The technical cooperation program should utilize the techniques that have been perfected over a period of 90 years by the Department of Agriculture and the land-grant colleges, and by many private organizations. [Page 1645] It is an extension of the methods devised and proven over the past 8 years in Latin America. TCA has adjusted its approach, recruited and trained its staff, and developed working relationships with other organizations all directed toward the application of these methods.
We have been engaged in joint planning for technical cooperation programs with the countries of Asia and the Near East as well as with Latin America. We have already entered into agreements with them and have projects in operation. The programs being requested for 1952 and beyond for most of these countries are a continuation and expansion of what we have already started. It would be embarrassing not to follow through on these plans and agreements, or to change our objectives and methods of operation.
As I understand it, there are only a few of the 62 so-called underdeveloped countries where large-scale emergency and supply programs will be requested because of the critical political and military situations. The ECA should be authorized to handle such emergency programs. But the evil inherent in having two government agencies carrying on related programs in a few countries seems less serious than the greater evil of dividing a single program between two agencies for operation in different parts of the world.

It would be very disturbing abroad, and perhaps politically disastrous at home, to take to Congress a proposal that one agency would carry out an agricultural extension program in one country and another agency would carry out the same program in the neighboring country. I think it would be far simpler to arrive at methods of coordination in a few countries than it would be to build up two separate government agencies trained and equipped to carry on the same type of work and drawing on the same technical resources for support.

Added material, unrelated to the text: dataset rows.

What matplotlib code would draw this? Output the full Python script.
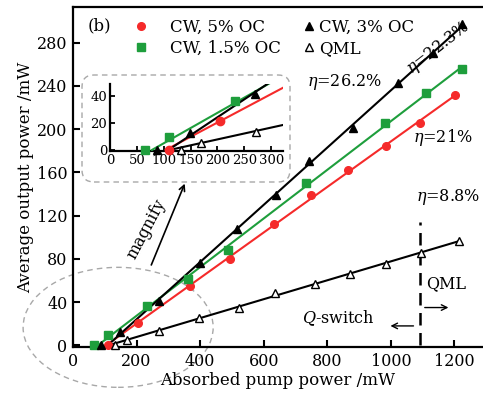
import matplotlib
matplotlib.use("Agg")
import matplotlib.pyplot as plt
from matplotlib.patches import Ellipse, FancyBboxPatch
import numpy as np

plt.rcParams["font.family"] = ["DejaVu Serif"]
plt.rcParams["mathtext.fontset"] = "dejavuserif"

# data (absorbed pump power mW, output power mW)
cw5_x = [110, 204, 368, 494, 631, 748, 866, 986, 1093, 1203]
cw5_y = [0, 21, 55, 80, 112, 139, 162, 184, 206, 232]

cw15_x = [65, 110, 233, 363, 489, 732, 983, 1112, 1225]
cw15_y = [0, 9.5, 36, 61, 88, 150, 206, 233, 256]

cw3_x = [88, 148, 270, 400, 516, 639, 741, 880, 1024, 1134, 1225]
cw3_y = [0, 12.5, 41, 76, 108, 139, 171, 201, 243, 270, 297]

qml_x = [132, 169, 272, 395, 521, 634, 762, 870, 986, 1095, 1214]
qml_y = [0, 5, 13.5, 25, 35, 48, 57, 66, 75.5, 85.5, 97]

x_ticks = [0, 200, 400, 600, 800, 1000, 1200]
y_ticks = [0, 40, 80, 120, 160, 200, 240, 280]
inset_x_ticks = [0, 50, 100, 150, 200, 250, 300]
inset_y_ticks = [0, 20, 40]

RED = "#f52a2a"
GREEN = "#1e9e3c"
BLACK = "black"

series = [
    (cw5_x, cw5_y, RED, "o", RED, "CW, 5% OC"),
    (cw15_x, cw15_y, GREEN, "s", GREEN, "CW, 1.5% OC"),
    (cw3_x, cw3_y, BLACK, "^", BLACK, "CW, 3% OC"),
    (qml_x, qml_y, BLACK, "^", "white", "QML"),
]


def fit_line(xs, ys):
    xs = np.asarray(xs, float)
    ys = np.asarray(ys, float)
    m = ys > 0
    k, b = np.polyfit(xs[m], ys[m], 1)
    return k, b


fig = plt.figure(figsize=(4.83, 4.01), dpi=100)
ax = fig.add_axes([73 / 483, 54 / 401, 1 - 73 / 483, 340 / 401])

handles = []
for xs, ys, col, mk, fc, lab in series:
    k, b = fit_line(xs, ys)
    x0 = -b / k
    xl = np.array([x0, max(xs)])
    ax.plot(xl, k * xl + b, color=col, lw=1.5, zorder=3)
    h, = ax.plot(xs, ys, ls="none", marker=mk, ms=5.5, mfc=fc, mec=col,
                 mew=1.0, label=lab, zorder=4, clip_on=False)
    handles.append(h)

ax.set_xlim(0, 1290)
ax.set_ylim(-1.5, 313)
ax.set_xticks(x_ticks)
ax.set_yticks(y_ticks)
ax.tick_params(direction="in", length=5, width=1.5, labelsize=11.5, pad=4)
for s in ["left", "bottom", "top"]:
    ax.spines[s].set_linewidth(1.6)
ax.spines["right"].set_visible(False)
ax.set_xlabel("Absorbed pump power /mW", fontsize=12, labelpad=2)
ax.set_ylabel("Average output power /mW", fontsize=12, labelpad=2)

leg1 = ax.legend(handles=handles[:2], loc="upper left", bbox_to_anchor=(0.118, 1.0),
                 frameon=False, fontsize=12, handlelength=1.0, handletextpad=1.2,
                 labelspacing=0.25, borderaxespad=0.3)
ax.add_artist(leg1)
ax.legend(handles=handles[2:], loc="upper left", bbox_to_anchor=(0.536, 1.0),
          frameon=False, fontsize=12, handlelength=0.6, handletextpad=0.3,
          labelspacing=0.25, borderaxespad=0.3)
ax.text(47, 296, "(b)", fontsize=12, va="center")

# efficiency labels
ax.text(735, 244, r"$\eta$=26.2%", fontsize=11.5, va="center", ha="left")
ax.text(1150, 275, r"$\eta$=22.3%", fontsize=11.5, va="center", ha="center", rotation=38)
ax.text(1070, 192, r"$\eta$=21%", fontsize=11.5, va="center", ha="left")
ax.text(1080, 137, r"$\eta$=8.8%", fontsize=11.5, va="center", ha="left")

# QML / Q-switch boundary
ax.plot([1093, 1093], [0, 114], color="black", lw=1.8, ls=(0, (5, 3)), zorder=2)
ax.text(1112, 57, "QML", fontsize=11.5, va="center", ha="left")
ax.annotate("", xy=(1190, 35), xytext=(1098, 35),
            arrowprops=dict(arrowstyle="->", lw=1.0, color="black"))
ax.text(720, 25, r"$Q$-switch", fontsize=11.5, va="center", ha="left")
ax.annotate("", xy=(990, 18), xytext=(1080, 18),
            arrowprops=dict(arrowstyle="->", lw=1.0, color="black"))

# magnify marks
ax.add_patch(Ellipse((142, 16.7), 598, 111, fill=False, ec="#a8a8a8", lw=1.0,
                     ls=(0, (4, 3)), clip_on=False, zorder=1))
ax.annotate("", xy=(355, 152), xytext=(243, 72),
            arrowprops=dict(arrowstyle="->", lw=1.2, color="black"))
ax.text(232, 108, "magnify", fontsize=11.5, rotation=62, va="center", ha="center")

fig.add_artist(FancyBboxPatch((0.82, 2.19), 2.08, 1.07,
                              boxstyle="round,pad=0,rounding_size=0.12",
                              transform=fig.dpi_scale_trans, fill=False,
                              ec="#a8a8a8", lw=1.0, ls=(0, (4, 3))))

# inset
ix_max, iy_max = 322, 48.7
axi = fig.add_axes([110 / 483, 250 / 401, 173 / 483, 67 / 401])
for xs, ys, col, mk, fc, lab in series:
    k, b = fit_line(xs, ys)
    x0 = -b / k
    xl = np.array([x0, 330])
    axi.plot(xl, k * xl + b, color=col, lw=1.5, zorder=3)
    xa = np.asarray(xs, float)
    ya = np.asarray(ys, float)
    keep = (xa <= ix_max) & (ya <= iy_max - 2)
    axi.plot(xa[keep], ya[keep], ls="none", marker=mk, ms=6, mfc=fc, mec=col,
             mew=1.0, zorder=4, clip_on=False)
axi.set_xlim(0, ix_max)
axi.set_ylim(-0.8, iy_max)
axi.set_xticks(inset_x_ticks)
axi.set_yticks(inset_y_ticks)
axi.tick_params(direction="in", length=3.5, width=1.3, labelsize=9.5, pad=2)
axi.spines["top"].set_visible(False)
axi.spines["right"].set_visible(False)
for s in ["left", "bottom"]:
    axi.spines[s].set_linewidth(1.6)
axi.patch.set_alpha(0)

fig.savefig("out.png", dpi=100)
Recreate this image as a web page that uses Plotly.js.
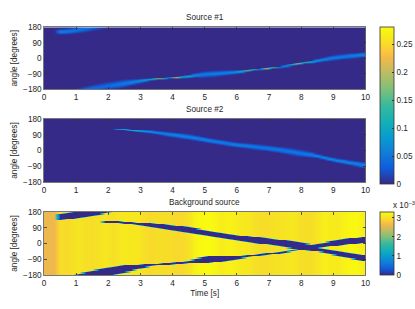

As I told you yesterday, I have the highest admiration for the job performed by ECA and I am sure that we in TCA are not equipped to carry on the types of programs for which EGA has become proficient. At the same time, I feel that TCA has now established itself both with the underdeveloped countries and with the land-grant colleges and other sources of technical support at home as the agency best equipped to carry out the long-term programs of technical cooperation in all of the underdeveloped areas.

  1. Consolidated administrative files of the Department of State for the years 1949–1960.